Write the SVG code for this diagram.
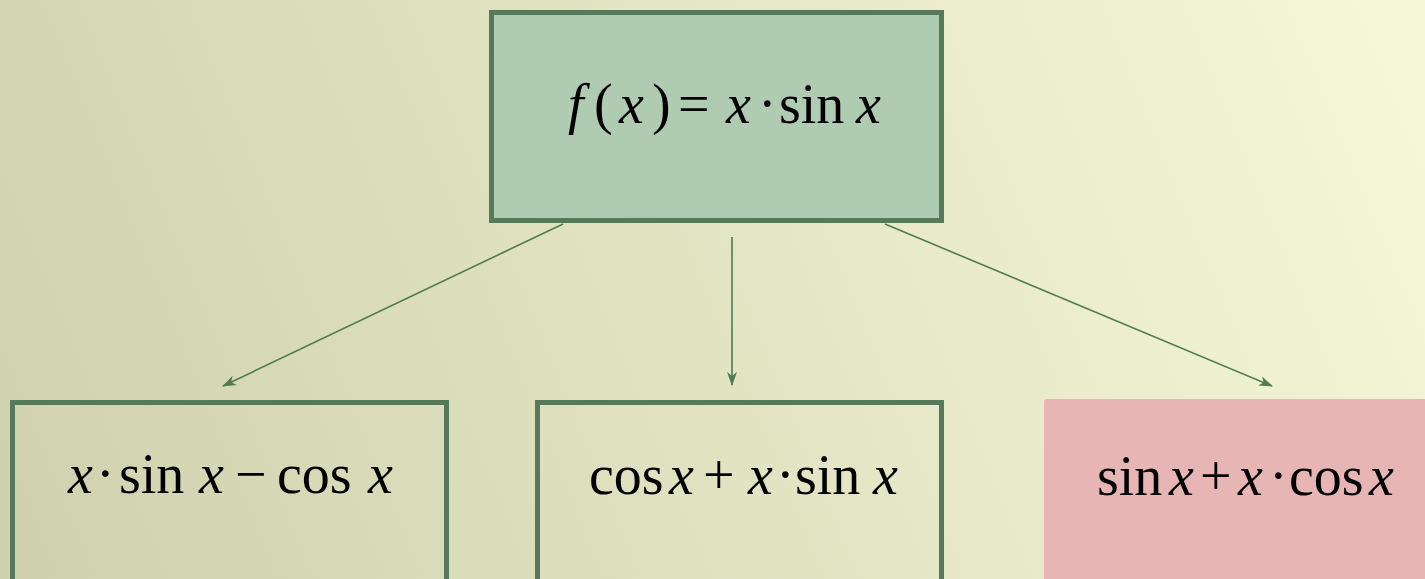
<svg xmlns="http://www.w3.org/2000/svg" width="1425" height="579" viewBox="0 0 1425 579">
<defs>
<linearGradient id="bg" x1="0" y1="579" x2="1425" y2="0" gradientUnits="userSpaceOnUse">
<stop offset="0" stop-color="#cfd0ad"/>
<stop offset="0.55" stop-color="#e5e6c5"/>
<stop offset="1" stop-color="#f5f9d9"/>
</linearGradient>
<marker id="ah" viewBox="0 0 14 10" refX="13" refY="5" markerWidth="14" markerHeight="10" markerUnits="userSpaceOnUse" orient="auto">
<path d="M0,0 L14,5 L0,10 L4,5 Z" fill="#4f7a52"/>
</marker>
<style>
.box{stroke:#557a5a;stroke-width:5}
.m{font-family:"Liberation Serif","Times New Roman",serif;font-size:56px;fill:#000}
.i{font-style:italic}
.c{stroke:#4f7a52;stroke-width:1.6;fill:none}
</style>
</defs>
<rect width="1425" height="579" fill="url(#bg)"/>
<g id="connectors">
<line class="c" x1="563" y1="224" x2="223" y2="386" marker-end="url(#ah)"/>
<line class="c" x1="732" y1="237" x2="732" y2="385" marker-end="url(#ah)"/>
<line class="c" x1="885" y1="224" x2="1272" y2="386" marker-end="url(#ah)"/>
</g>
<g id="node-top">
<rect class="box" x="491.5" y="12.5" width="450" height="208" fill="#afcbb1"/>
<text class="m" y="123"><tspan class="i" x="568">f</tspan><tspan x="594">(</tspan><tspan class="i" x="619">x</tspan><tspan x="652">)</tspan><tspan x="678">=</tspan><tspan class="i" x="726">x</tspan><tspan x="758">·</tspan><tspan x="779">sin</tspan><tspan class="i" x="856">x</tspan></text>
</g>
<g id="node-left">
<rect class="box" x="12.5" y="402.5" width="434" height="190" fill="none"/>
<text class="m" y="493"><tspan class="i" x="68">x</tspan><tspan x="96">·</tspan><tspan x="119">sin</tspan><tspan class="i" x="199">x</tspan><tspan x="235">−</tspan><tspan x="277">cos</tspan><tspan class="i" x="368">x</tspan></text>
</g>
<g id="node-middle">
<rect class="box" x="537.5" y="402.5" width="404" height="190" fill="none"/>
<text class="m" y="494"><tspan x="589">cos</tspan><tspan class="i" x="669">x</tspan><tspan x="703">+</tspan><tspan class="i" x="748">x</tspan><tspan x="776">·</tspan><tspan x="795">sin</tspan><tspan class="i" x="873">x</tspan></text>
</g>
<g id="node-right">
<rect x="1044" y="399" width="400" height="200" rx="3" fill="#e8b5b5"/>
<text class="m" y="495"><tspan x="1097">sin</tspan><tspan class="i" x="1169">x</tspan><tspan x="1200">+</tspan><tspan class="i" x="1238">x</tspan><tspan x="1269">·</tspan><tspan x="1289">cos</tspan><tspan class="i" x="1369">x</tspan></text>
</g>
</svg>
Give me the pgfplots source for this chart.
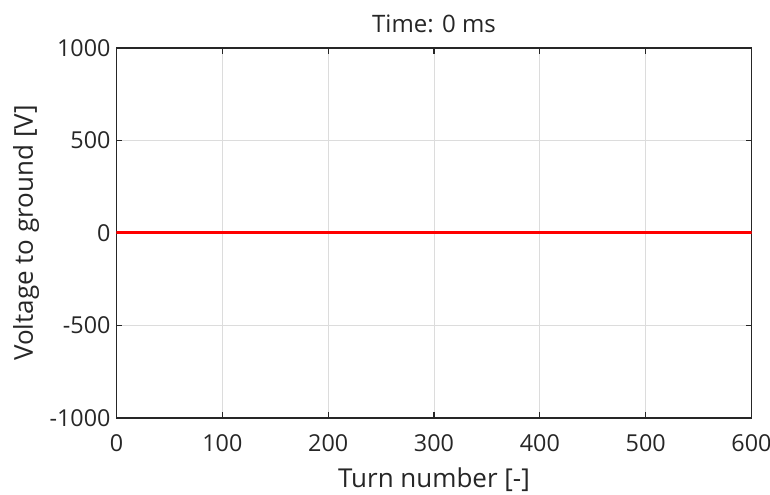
────
Copy each line from the data above that includes "this".

Write the SVG code for this diagram.
Give me the pgfplots source for this chart.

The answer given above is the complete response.